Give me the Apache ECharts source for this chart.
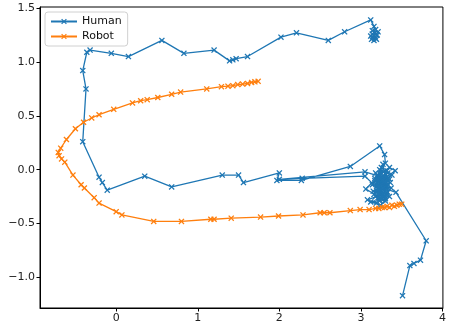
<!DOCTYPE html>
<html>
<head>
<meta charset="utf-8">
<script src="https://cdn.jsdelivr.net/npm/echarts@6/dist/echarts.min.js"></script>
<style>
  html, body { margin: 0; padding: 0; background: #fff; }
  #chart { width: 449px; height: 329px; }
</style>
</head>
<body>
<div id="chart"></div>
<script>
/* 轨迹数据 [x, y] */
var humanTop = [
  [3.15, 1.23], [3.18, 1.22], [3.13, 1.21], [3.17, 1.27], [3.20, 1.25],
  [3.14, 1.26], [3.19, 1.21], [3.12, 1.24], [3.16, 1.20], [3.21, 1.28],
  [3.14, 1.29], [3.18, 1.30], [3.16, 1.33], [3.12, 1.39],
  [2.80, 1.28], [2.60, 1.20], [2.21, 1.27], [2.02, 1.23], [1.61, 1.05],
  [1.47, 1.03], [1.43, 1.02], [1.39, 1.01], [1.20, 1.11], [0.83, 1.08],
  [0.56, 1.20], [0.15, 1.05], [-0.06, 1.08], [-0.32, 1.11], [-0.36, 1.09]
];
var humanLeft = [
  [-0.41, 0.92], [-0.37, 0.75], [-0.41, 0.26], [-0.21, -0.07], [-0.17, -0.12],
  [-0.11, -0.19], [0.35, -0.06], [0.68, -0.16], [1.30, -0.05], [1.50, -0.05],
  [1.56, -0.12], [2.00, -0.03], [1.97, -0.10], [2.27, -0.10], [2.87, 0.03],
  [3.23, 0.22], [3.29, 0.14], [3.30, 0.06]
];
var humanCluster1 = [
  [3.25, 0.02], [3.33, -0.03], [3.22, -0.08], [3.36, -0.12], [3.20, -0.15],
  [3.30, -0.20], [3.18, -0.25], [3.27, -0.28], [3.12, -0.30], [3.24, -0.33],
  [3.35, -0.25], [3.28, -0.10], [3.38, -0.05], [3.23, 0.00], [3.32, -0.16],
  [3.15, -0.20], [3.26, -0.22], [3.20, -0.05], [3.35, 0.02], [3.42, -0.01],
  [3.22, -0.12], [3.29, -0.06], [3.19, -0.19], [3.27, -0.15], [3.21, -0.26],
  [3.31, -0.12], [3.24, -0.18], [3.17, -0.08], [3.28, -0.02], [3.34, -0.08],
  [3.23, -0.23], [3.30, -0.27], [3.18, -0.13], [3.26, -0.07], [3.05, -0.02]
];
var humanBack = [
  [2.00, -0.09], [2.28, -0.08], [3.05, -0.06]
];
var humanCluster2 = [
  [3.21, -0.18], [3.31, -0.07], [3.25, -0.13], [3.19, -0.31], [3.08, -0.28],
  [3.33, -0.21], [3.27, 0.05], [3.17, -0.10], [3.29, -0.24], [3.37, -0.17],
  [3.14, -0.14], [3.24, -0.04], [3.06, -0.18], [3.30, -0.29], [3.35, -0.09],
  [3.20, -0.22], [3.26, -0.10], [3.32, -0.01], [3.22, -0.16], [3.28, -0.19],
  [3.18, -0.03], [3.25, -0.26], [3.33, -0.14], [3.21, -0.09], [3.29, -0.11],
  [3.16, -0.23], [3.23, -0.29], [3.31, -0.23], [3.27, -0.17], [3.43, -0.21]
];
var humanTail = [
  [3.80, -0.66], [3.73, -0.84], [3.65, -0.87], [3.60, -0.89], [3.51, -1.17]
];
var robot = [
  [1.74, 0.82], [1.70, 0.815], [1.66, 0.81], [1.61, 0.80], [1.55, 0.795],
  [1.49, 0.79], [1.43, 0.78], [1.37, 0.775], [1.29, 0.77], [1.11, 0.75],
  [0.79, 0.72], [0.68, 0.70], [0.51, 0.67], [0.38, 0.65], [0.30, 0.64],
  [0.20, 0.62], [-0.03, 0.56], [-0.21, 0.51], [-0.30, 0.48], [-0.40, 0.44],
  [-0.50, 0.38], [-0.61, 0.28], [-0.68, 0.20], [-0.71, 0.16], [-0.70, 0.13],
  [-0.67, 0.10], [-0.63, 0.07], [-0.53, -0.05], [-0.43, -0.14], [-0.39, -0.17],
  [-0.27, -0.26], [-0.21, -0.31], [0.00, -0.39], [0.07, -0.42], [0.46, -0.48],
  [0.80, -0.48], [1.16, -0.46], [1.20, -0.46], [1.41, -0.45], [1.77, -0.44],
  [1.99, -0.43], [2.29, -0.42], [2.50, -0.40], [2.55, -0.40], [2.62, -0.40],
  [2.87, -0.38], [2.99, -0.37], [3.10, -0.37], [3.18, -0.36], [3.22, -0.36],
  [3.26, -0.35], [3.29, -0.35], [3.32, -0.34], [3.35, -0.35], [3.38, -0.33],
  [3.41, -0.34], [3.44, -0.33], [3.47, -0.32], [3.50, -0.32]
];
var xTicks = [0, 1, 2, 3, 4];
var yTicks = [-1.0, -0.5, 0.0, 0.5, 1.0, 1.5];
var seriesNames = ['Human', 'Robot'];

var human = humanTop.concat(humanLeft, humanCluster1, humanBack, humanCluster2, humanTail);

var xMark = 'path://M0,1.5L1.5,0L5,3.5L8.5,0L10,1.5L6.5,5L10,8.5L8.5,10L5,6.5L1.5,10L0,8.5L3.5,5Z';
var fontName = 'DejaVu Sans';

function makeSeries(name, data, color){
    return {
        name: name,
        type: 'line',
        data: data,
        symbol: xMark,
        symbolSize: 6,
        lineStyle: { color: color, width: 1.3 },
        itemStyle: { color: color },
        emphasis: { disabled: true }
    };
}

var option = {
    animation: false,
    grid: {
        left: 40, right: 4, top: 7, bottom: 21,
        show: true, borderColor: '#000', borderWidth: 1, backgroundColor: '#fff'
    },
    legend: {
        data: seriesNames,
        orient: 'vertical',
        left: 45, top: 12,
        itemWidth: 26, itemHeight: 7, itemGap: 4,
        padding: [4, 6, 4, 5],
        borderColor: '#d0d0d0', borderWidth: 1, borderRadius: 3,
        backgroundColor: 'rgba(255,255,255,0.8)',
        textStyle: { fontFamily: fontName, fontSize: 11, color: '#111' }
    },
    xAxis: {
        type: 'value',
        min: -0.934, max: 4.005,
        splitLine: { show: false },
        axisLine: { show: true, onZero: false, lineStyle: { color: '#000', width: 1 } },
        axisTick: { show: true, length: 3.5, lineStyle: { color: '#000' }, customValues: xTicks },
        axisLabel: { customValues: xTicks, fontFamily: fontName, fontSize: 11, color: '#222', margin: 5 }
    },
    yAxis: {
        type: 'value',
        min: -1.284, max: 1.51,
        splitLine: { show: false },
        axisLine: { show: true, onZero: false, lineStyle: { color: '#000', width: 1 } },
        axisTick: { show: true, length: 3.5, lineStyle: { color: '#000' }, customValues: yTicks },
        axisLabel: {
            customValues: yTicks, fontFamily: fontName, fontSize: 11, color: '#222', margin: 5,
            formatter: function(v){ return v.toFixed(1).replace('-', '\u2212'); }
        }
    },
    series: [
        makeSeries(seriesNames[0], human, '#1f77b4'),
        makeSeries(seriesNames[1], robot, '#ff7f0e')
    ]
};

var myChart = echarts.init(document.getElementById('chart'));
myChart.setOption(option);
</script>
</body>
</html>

============

Go through the material above and print all of it exactly, except the pictures.

Result:
Give me the Apache ECharts source for this chart.
<!DOCTYPE html>
<html>
<head>
<meta charset="utf-8">
<script src="https://cdn.jsdelivr.net/npm/echarts@6/dist/echarts.min.js"></script>
<style>
  html, body { margin: 0; padding: 0; background: #fff; }
  #chart { width: 449px; height: 329px; }
</style>
</head>
<body>
<div id="chart"></div>
<script>
/* 轨迹数据 [x, y] */
var humanTop = [
  [3.15, 1.23], [3.18, 1.22], [3.13, 1.21], [3.17, 1.27], [3.20, 1.25],
  [3.14, 1.26], [3.19, 1.21], [3.12, 1.24], [3.16, 1.20], [3.21, 1.28],
  [3.14, 1.29], [3.18, 1.30], [3.16, 1.33], [3.12, 1.39],
  [2.80, 1.28], [2.60, 1.20], [2.21, 1.27], [2.02, 1.23], [1.61, 1.05],
  [1.47, 1.03], [1.43, 1.02], [1.39, 1.01], [1.20, 1.11], [0.83, 1.08],
  [0.56, 1.20], [0.15, 1.05], [-0.06, 1.08], [-0.32, 1.11], [-0.36, 1.09]
];
var humanLeft = [
  [-0.41, 0.92], [-0.37, 0.75], [-0.41, 0.26], [-0.21, -0.07], [-0.17, -0.12],
  [-0.11, -0.19], [0.35, -0.06], [0.68, -0.16], [1.30, -0.05], [1.50, -0.05],
  [1.56, -0.12], [2.00, -0.03], [1.97, -0.10], [2.27, -0.10], [2.87, 0.03],
  [3.23, 0.22], [3.29, 0.14], [3.30, 0.06]
];
var humanCluster1 = [
  [3.25, 0.02], [3.33, -0.03], [3.22, -0.08], [3.36, -0.12], [3.20, -0.15],
  [3.30, -0.20], [3.18, -0.25], [3.27, -0.28], [3.12, -0.30], [3.24, -0.33],
  [3.35, -0.25], [3.28, -0.10], [3.38, -0.05], [3.23, 0.00], [3.32, -0.16],
  [3.15, -0.20], [3.26, -0.22], [3.20, -0.05], [3.35, 0.02], [3.42, -0.01],
  [3.22, -0.12], [3.29, -0.06], [3.19, -0.19], [3.27, -0.15], [3.21, -0.26],
  [3.31, -0.12], [3.24, -0.18], [3.17, -0.08], [3.28, -0.02], [3.34, -0.08],
  [3.23, -0.23], [3.30, -0.27], [3.18, -0.13], [3.26, -0.07], [3.05, -0.02]
];
var humanBack = [
  [2.00, -0.09], [2.28, -0.08], [3.05, -0.06]
];
var humanCluster2 = [
  [3.21, -0.18], [3.31, -0.07], [3.25, -0.13], [3.19, -0.31], [3.08, -0.28],
  [3.33, -0.21], [3.27, 0.05], [3.17, -0.10], [3.29, -0.24], [3.37, -0.17],
  [3.14, -0.14], [3.24, -0.04], [3.06, -0.18], [3.30, -0.29], [3.35, -0.09],
  [3.20, -0.22], [3.26, -0.10], [3.32, -0.01], [3.22, -0.16], [3.28, -0.19],
  [3.18, -0.03], [3.25, -0.26], [3.33, -0.14], [3.21, -0.09], [3.29, -0.11],
  [3.16, -0.23], [3.23, -0.29], [3.31, -0.23], [3.27, -0.17], [3.43, -0.21]
];
var humanTail = [
  [3.80, -0.66], [3.73, -0.84], [3.65, -0.87], [3.60, -0.89], [3.51, -1.17]
];
var robot = [
  [1.74, 0.82], [1.70, 0.815], [1.66, 0.81], [1.61, 0.80], [1.55, 0.795],
  [1.49, 0.79], [1.43, 0.78], [1.37, 0.775], [1.29, 0.77], [1.11, 0.75],
  [0.79, 0.72], [0.68, 0.70], [0.51, 0.67], [0.38, 0.65], [0.30, 0.64],
  [0.20, 0.62], [-0.03, 0.56], [-0.21, 0.51], [-0.30, 0.48], [-0.40, 0.44],
  [-0.50, 0.38], [-0.61, 0.28], [-0.68, 0.20], [-0.71, 0.16], [-0.70, 0.13],
  [-0.67, 0.10], [-0.63, 0.07], [-0.53, -0.05], [-0.43, -0.14], [-0.39, -0.17],
  [-0.27, -0.26], [-0.21, -0.31], [0.00, -0.39], [0.07, -0.42], [0.46, -0.48],
  [0.80, -0.48], [1.16, -0.46], [1.20, -0.46], [1.41, -0.45], [1.77, -0.44],
  [1.99, -0.43], [2.29, -0.42], [2.50, -0.40], [2.55, -0.40], [2.62, -0.40],
  [2.87, -0.38], [2.99, -0.37], [3.10, -0.37], [3.18, -0.36], [3.22, -0.36],
  [3.26, -0.35], [3.29, -0.35], [3.32, -0.34], [3.35, -0.35], [3.38, -0.33],
  [3.41, -0.34], [3.44, -0.33], [3.47, -0.32], [3.50, -0.32]
];
var xTicks = [0, 1, 2, 3, 4];
var yTicks = [-1.0, -0.5, 0.0, 0.5, 1.0, 1.5];
var seriesNames = ['Human', 'Robot'];

var human = humanTop.concat(humanLeft, humanCluster1, humanBack, humanCluster2, humanTail);

var xMark = 'path://M0,1.5L1.5,0L5,3.5L8.5,0L10,1.5L6.5,5L10,8.5L8.5,10L5,6.5L1.5,10L0,8.5L3.5,5Z';
var fontName = 'DejaVu Sans';

function makeSeries(name, data, color){
    return {
        name: name,
        type: 'line',
        data: data,
        symbol: xMark,
        symbolSize: 6,
        lineStyle: { color: color, width: 1.3 },
        itemStyle: { color: color },
        emphasis: { disabled: true }
    };
}

var option = {
    animation: false,
    grid: {
        left: 40, right: 4, top: 7, bottom: 21,
        show: true, borderColor: '#000', borderWidth: 1, backgroundColor: '#fff'
    },
    legend: {
        data: seriesNames,
        orient: 'vertical',
        left: 45, top: 12,
        itemWidth: 26, itemHeight: 7, itemGap: 4,
        padding: [4, 6, 4, 5],
        borderColor: '#d0d0d0', borderWidth: 1, borderRadius: 3,
        backgroundColor: 'rgba(255,255,255,0.8)',
        textStyle: { fontFamily: fontName, fontSize: 11, color: '#111' }
    },
    xAxis: {
        type: 'value',
        min: -0.934, max: 4.005,
        splitLine: { show: false },
        axisLine: { show: true, onZero: false, lineStyle: { color: '#000', width: 1 } },
        axisTick: { show: true, length: 3.5, lineStyle: { color: '#000' }, customValues: xTicks },
        axisLabel: { customValues: xTicks, fontFamily: fontName, fontSize: 11, color: '#222', margin: 5 }
    },
    yAxis: {
        type: 'value',
        min: -1.284, max: 1.51,
        splitLine: { show: false },
        axisLine: { show: true, onZero: false, lineStyle: { color: '#000', width: 1 } },
        axisTick: { show: true, length: 3.5, lineStyle: { color: '#000' }, customValues: yTicks },
        axisLabel: {
            customValues: yTicks, fontFamily: fontName, fontSize: 11, color: '#222', margin: 5,
            formatter: function(v){ return v.toFixed(1).replace('-', '\u2212'); }
        }
    },
    series: [
        makeSeries(seriesNames[0], human, '#1f77b4'),
        makeSeries(seriesNames[1], robot, '#ff7f0e')
    ]
};

var myChart = echarts.init(document.getElementById('chart'));
myChart.setOption(option);
</script>
</body>
</html>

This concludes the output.